··· DATASET RECORDS
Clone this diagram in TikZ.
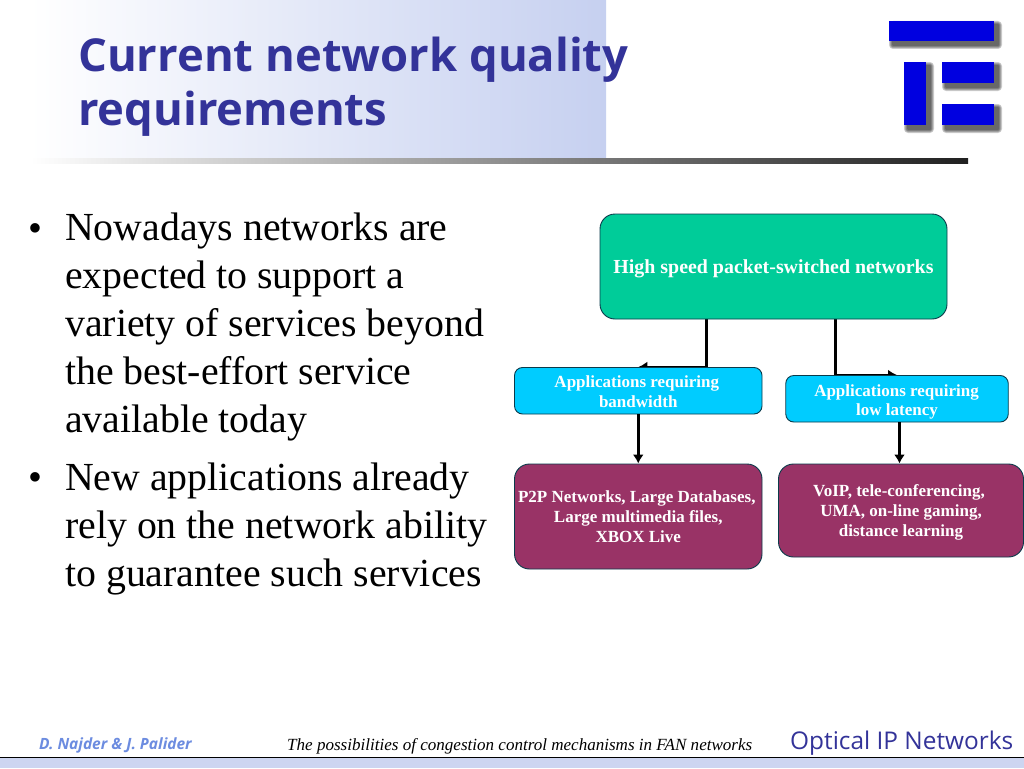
\documentclass[tikz,border=0pt]{standalone}
\usepackage{fontspec}
\setmainfont{Liberation Serif}
\newfontfamily\headfont{Open Sans}
\usetikzlibrary{backgrounds,arrows.meta}
\definecolor{titleblue}{HTML}{333399}
\definecolor{bandblue}{HTML}{C6D0F0}
\definecolor{footblue}{HTML}{CDD5F1}
\definecolor{authorblue}{HTML}{6C8CE0}
\definecolor{logoblue}{HTML}{0000E0}
\definecolor{topgreen}{HTML}{00CC99}
\definecolor{appcyan}{HTML}{00CCFF}
\definecolor{usepurple}{HTML}{993366}
\definecolor{edgedark}{HTML}{0B3B4B}
\definecolor{rulemid}{HTML}{C8C8C8}
\definecolor{ruleend}{HTML}{202020}
\tikzset{
  x=1pt,y=-1pt,
  box/.style={draw=edgedark,line width=0.9pt,text=white,align=center,inner sep=0pt,font=\fontsize{17}{19.8}\selectfont\bfseries},
  topbox/.style={box,fill=topgreen,rounded corners=15pt,minimum width=347pt,minimum height=105pt,font=\fontsize{19.9}{23}\selectfont\bfseries},
  appbox/.style={box,fill=appcyan,rounded corners=8pt,minimum height=46.5pt},
  usebox/.style={box,fill=usepurple,rounded corners=15pt},
  link/.style={draw=black,line width=3pt},
  linkarrow/.style={link,-{Latex[length=9pt,width=11pt]}},
  bodytext/.style={anchor=base west,inner sep=0pt,align=left,font=\fontsize{39.8}{47.9}\selectfont},
  bullettext/.style={anchor=base west,inner sep=0pt,font=\fontsize{39.8}{44}\selectfont},
  logobar/.style={fill=logoblue,draw=none},
}
\newcommand{\dn}[1]{\rule{0pt}{#1pt}}
\newcommand{\pad}[1]{\rule{#1pt}{0pt}}
\newcommand{\logobar}[4]{%
  \foreach \g in {4,3,2,1}{
    \fill[black,opacity=0.2,rounded corners=\g pt] (#1+4-\g,#2+4-\g) rectangle (#3+4+\g,#4+4+\g);
  }
  \fill[logobar] (#1,#2) rectangle (#3,#4);
}
\begin{document}
\begin{tikzpicture}
\useasboundingbox (0,0) rectangle (1024,768);
\begin{pgfonlayer}{background}
\fill[white] (0,0) rectangle (1024,768);
% header band
\shade[left color=white,right color=bandblue] (30,0) rectangle (606,158);
\shade[left color=white,middle color=rulemid,right color=ruleend] (30,158) rectangle (968,163);
\end{pgfonlayer}
% footer
\fill[footblue] (0,757) rectangle (1024,768);
\draw[black,line width=1pt] (0,757) -- (1024,757);
% logo
\logobar{889}{21}{994}{41}
\logobar{904}{62}{926}{125}
\logobar{942}{62}{994}{83}
\logobar{942}{104}{994}{125}
% title
\node[anchor=base west,inner sep=0pt,align=left,text=titleblue,font=\headfont\fontsize{45.4}{54}\selectfont\bfseries] (title) at (78,125) {Current network quality\\requirements};
% body
\node[bullettext] (b1) at (28,241) {•};
\node[bodytext] (p1) at (65,432) {Nowadays networks are\\expected to support a\\variety of services beyond\\the best-effort service\\available today};
\node[bullettext] (b2) at (28,490) {•};
\node[bodytext] (p2) at (65,586) {New applications already\\rely on the network ability\\to guarantee such services};
% boxes
\node[topbox] (top) at (773.5,266.5) {\dn{18}High speed packet-switched networks};
\node[appbox,minimum width=247.5pt] (bw) at (638.25,390.75) {\dn{13}Applications requiring\pad{3}\\bandwidth};
\node[appbox,minimum width=222.5pt] (ll) at (897,398.75) {\dn{18}Applications requiring\pad{1}\\low latency};
\node[usebox,minimum width=247.5pt,minimum height=105pt] (p2p) at (638.25,516.5) {P2P Networks, Large Databases,\pad{3}\\Large multimedia files,\\XBOX Live};
\node[usebox,minimum width=245pt,minimum height=93pt] (voip) at (901,510.5) {\dn{16}VoIP, tele-conferencing,\pad{4}\\UMA, on-line gaming,\\distance learning};
% connectors
\coordinate (tl) at (706,320);
\coordinate (tr) at (835.5,320);
\begin{pgfonlayer}{background}
\draw[linkarrow] (tl |- top.south) -- (tl |- bw.north) -- (bw.north);
\draw[linkarrow] (tr |- top.south) -- (tr |- ll.north) -- (ll.north);
\end{pgfonlayer}
\draw[linkarrow] (bw.south) -- (p2p.north);
\coordinate (vx) at (899.5,440);
\draw[linkarrow] (ll.south -| vx) -- (voip.north -| vx);
% footer text
\node[anchor=base west,inner sep=0pt,text=authorblue,font=\headfont\fontsize{15.5}{18}\selectfont\bfseries\itshape] (auth) at (39,749) {D. Najder \& J. Palider};
\node[anchor=base west,inner sep=0pt,font=\fontsize{17.05}{19}\selectfont\itshape] (talk) at (287,750) {The possibilities of congestion control mechanisms in FAN networks};
\node[anchor=base west,inner sep=0pt,text=titleblue,font=\headfont\fontsize{24.4}{28}\selectfont] (opt) at (790,749) {Optical IP Networks};
\end{tikzpicture}
\end{document}
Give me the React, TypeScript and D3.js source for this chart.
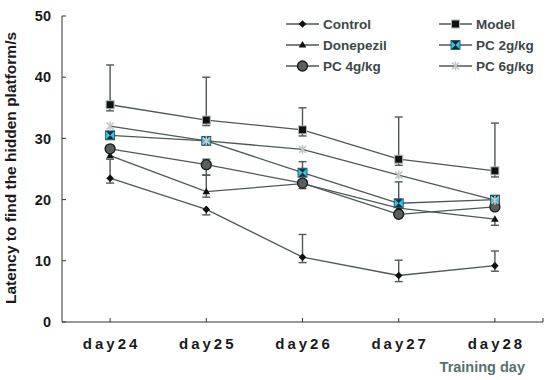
······
▶ **TASK PROMPT**: Output a faithful copy of the data, with each picture left out.

▶ **EXERCISE ANSWER**:
Clone this diagram in TikZ.
\documentclass[tikz,border=0pt]{standalone}
\usepackage{fontspec}
\setmainfont{Liberation Serif}
\newfontfamily\headfont{Open Sans}
\usetikzlibrary{backgrounds,arrows.meta}
\definecolor{titleblue}{HTML}{333399}
\definecolor{bandblue}{HTML}{C6D0F0}
\definecolor{footblue}{HTML}{CDD5F1}
\definecolor{authorblue}{HTML}{6C8CE0}
\definecolor{logoblue}{HTML}{0000E0}
\definecolor{topgreen}{HTML}{00CC99}
\definecolor{appcyan}{HTML}{00CCFF}
\definecolor{usepurple}{HTML}{993366}
\definecolor{edgedark}{HTML}{0B3B4B}
\definecolor{rulemid}{HTML}{C8C8C8}
\definecolor{ruleend}{HTML}{202020}
\tikzset{
  x=1pt,y=-1pt,
  box/.style={draw=edgedark,line width=0.9pt,text=white,align=center,inner sep=0pt,font=\fontsize{17}{19.8}\selectfont\bfseries},
  topbox/.style={box,fill=topgreen,rounded corners=15pt,minimum width=347pt,minimum height=105pt,font=\fontsize{19.9}{23}\selectfont\bfseries},
  appbox/.style={box,fill=appcyan,rounded corners=8pt,minimum height=46.5pt},
  usebox/.style={box,fill=usepurple,rounded corners=15pt},
  link/.style={draw=black,line width=3pt},
  linkarrow/.style={link,-{Latex[length=9pt,width=11pt]}},
  bodytext/.style={anchor=base west,inner sep=0pt,align=left,font=\fontsize{39.8}{47.9}\selectfont},
  bullettext/.style={anchor=base west,inner sep=0pt,font=\fontsize{39.8}{44}\selectfont},
  logobar/.style={fill=logoblue,draw=none},
}
\newcommand{\dn}[1]{\rule{0pt}{#1pt}}
\newcommand{\pad}[1]{\rule{#1pt}{0pt}}
\newcommand{\logobar}[4]{%
  \foreach \g in {4,3,2,1}{
    \fill[black,opacity=0.2,rounded corners=\g pt] (#1+4-\g,#2+4-\g) rectangle (#3+4+\g,#4+4+\g);
  }
  \fill[logobar] (#1,#2) rectangle (#3,#4);
}
\begin{document}
\begin{tikzpicture}
\useasboundingbox (0,0) rectangle (1024,768);
\begin{pgfonlayer}{background}
\fill[white] (0,0) rectangle (1024,768);
% header band
\shade[left color=white,right color=bandblue] (30,0) rectangle (606,158);
\shade[left color=white,middle color=rulemid,right color=ruleend] (30,158) rectangle (968,163);
\end{pgfonlayer}
% footer
\fill[footblue] (0,757) rectangle (1024,768);
\draw[black,line width=1pt] (0,757) -- (1024,757);
% logo
\logobar{889}{21}{994}{41}
\logobar{904}{62}{926}{125}
\logobar{942}{62}{994}{83}
\logobar{942}{104}{994}{125}
% title
\node[anchor=base west,inner sep=0pt,align=left,text=titleblue,font=\headfont\fontsize{45.4}{54}\selectfont\bfseries] (title) at (78,125) {Current network quality\\requirements};
% body
\node[bullettext] (b1) at (28,241) {•};
\node[bodytext] (p1) at (65,432) {Nowadays networks are\\expected to support a\\variety of services beyond\\the best-effort service\\available today};
\node[bullettext] (b2) at (28,490) {•};
\node[bodytext] (p2) at (65,586) {New applications already\\rely on the network ability\\to guarantee such services};
% boxes
\node[topbox] (top) at (773.5,266.5) {\dn{18}High speed packet-switched networks};
\node[appbox,minimum width=247.5pt] (bw) at (638.25,390.75) {\dn{13}Applications requiring\pad{3}\\bandwidth};
\node[appbox,minimum width=222.5pt] (ll) at (897,398.75) {\dn{18}Applications requiring\pad{1}\\low latency};
\node[usebox,minimum width=247.5pt,minimum height=105pt] (p2p) at (638.25,516.5) {P2P Networks, Large Databases,\pad{3}\\Large multimedia files,\\XBOX Live};
\node[usebox,minimum width=245pt,minimum height=93pt] (voip) at (901,510.5) {\dn{16}VoIP, tele-conferencing,\pad{4}\\UMA, on-line gaming,\\distance learning};
% connectors
\coordinate (tl) at (706,320);
\coordinate (tr) at (835.5,320);
\begin{pgfonlayer}{background}
\draw[linkarrow] (tl |- top.south) -- (tl |- bw.north) -- (bw.north);
\draw[linkarrow] (tr |- top.south) -- (tr |- ll.north) -- (ll.north);
\end{pgfonlayer}
\draw[linkarrow] (bw.south) -- (p2p.north);
\coordinate (vx) at (899.5,440);
\draw[linkarrow] (ll.south -| vx) -- (voip.north -| vx);
% footer text
\node[anchor=base west,inner sep=0pt,text=authorblue,font=\headfont\fontsize{15.5}{18}\selectfont\bfseries\itshape] (auth) at (39,749) {D. Najder \& J. Palider};
\node[anchor=base west,inner sep=0pt,font=\fontsize{17.05}{19}\selectfont\itshape] (talk) at (287,750) {The possibilities of congestion control mechanisms in FAN networks};
\node[anchor=base west,inner sep=0pt,text=titleblue,font=\headfont\fontsize{24.4}{28}\selectfont] (opt) at (790,749) {Optical IP Networks};
\end{tikzpicture}
\end{document}
Give me the React, TypeScript and D3.js source for this chart.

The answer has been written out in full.